When Parents Ask Me “Is It Too Late?”
I hear this question every week. A parent calls, worried their Form 5 child is scoring C or D in English, and asks if improvement is still possible.
The honest answer: yes, but the earlier you start, the bigger the improvement. Here are 5 signs that it’s time to act.
Sign 1: Their English Grade Dropped From Last Year
A student who scored B in Form 3 but now scores C+ in Form 4 isn’t getting worse at English. The SPM syllabus is harder — the Writing paper demands more depth, the Reading paper is more complex, and Speaking and Listening papers add new challenges many students have never practised.
If the grade dropped, the student hasn’t adapted to SPM-level expectations. Targeted coaching closes that gap fast.

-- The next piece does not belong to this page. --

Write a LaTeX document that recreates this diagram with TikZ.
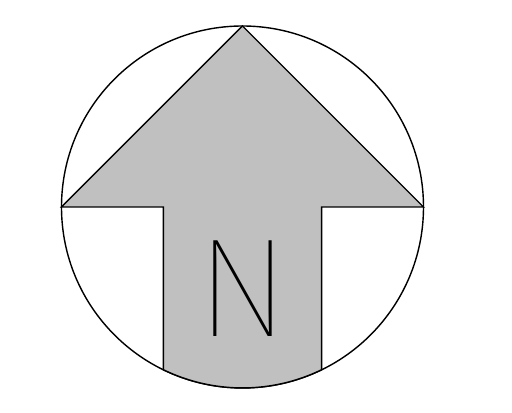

Sign 2: They Avoid Writing Essays
Watch for this: your child spends hours on Maths homework but “finishes” English in 20 minutes. They’re skipping the hard part — writing practice.
Essay avoidance is the #1 predictor of poor SPM English results. The Writing paper (Paper 2) is worth 25% of your total grade. A student who doesn’t practise writing will not improve, full stop.
What helps: Regular essay submission to a tutor who gives specific, line-by-line feedback. Not “good” or “needs improvement” — but “your second paragraph lacks a topic sentence” and “replace ‘very nice’ with a stronger adjective.”
Sign 3: They Score Well in Grammar But Poorly Overall
Some students ace grammar exercises in class but score poorly on actual exams. Why? Because SPM doesn’t test grammar in isolation — it tests grammar through writing and comprehension.
Knowing the rule “use ‘an’ before vowel sounds” is different from consistently applying it under exam pressure across a 350-word essay.
What helps: Timed writing practice that forces students to apply grammar knowledge in real writing conditions.
Sign 4: They Struggle With Speaking and Listening
Speaking and Listening are each worth 25% of the total SPM English grade — yet they are the most neglected skills. Many students have never practised speaking in a structured, timed format or trained their ears for the listening paper.
If your child freezes when asked to speak in English, gives one-word answers, or struggles to follow spoken English at normal speed, they need targeted practice. A tutor can build their confidence through regular speaking drills, pronunciation coaching, and listening comprehension exercises.
Sign 5: They Say “English Is Boring” or “I’m Just Not Good at It”
This is the most dangerous sign because it reflects a mindset problem, not a skill problem.
Students who believe they “can’t do English” stop trying. They disengage in class, skip homework, and accept mediocre grades as inevitable.
What helps: A tutor who breaks English into achievable micro-goals. Instead of “get better at English,” it’s “this week, we’ll master the formal letter format — that’s 35 marks you can predictably score well on.” Small wins rebuild confidence.
When Should You Start?
Ideal: Beginning of Form 4 (2 years before SPM) Still effective: Beginning of Form 5 (1 year before SPM) Urgent but possible: After trial exams (3-4 months before SPM)
The 83% improvement rate applies mostly to students who start at least 6 months before SPM. Three months is enough to fix specific weaknesses, but not enough for a complete transformation.
If you see any of these 5 signs, the time to act is now — not after the trial exam confirms what you already suspect.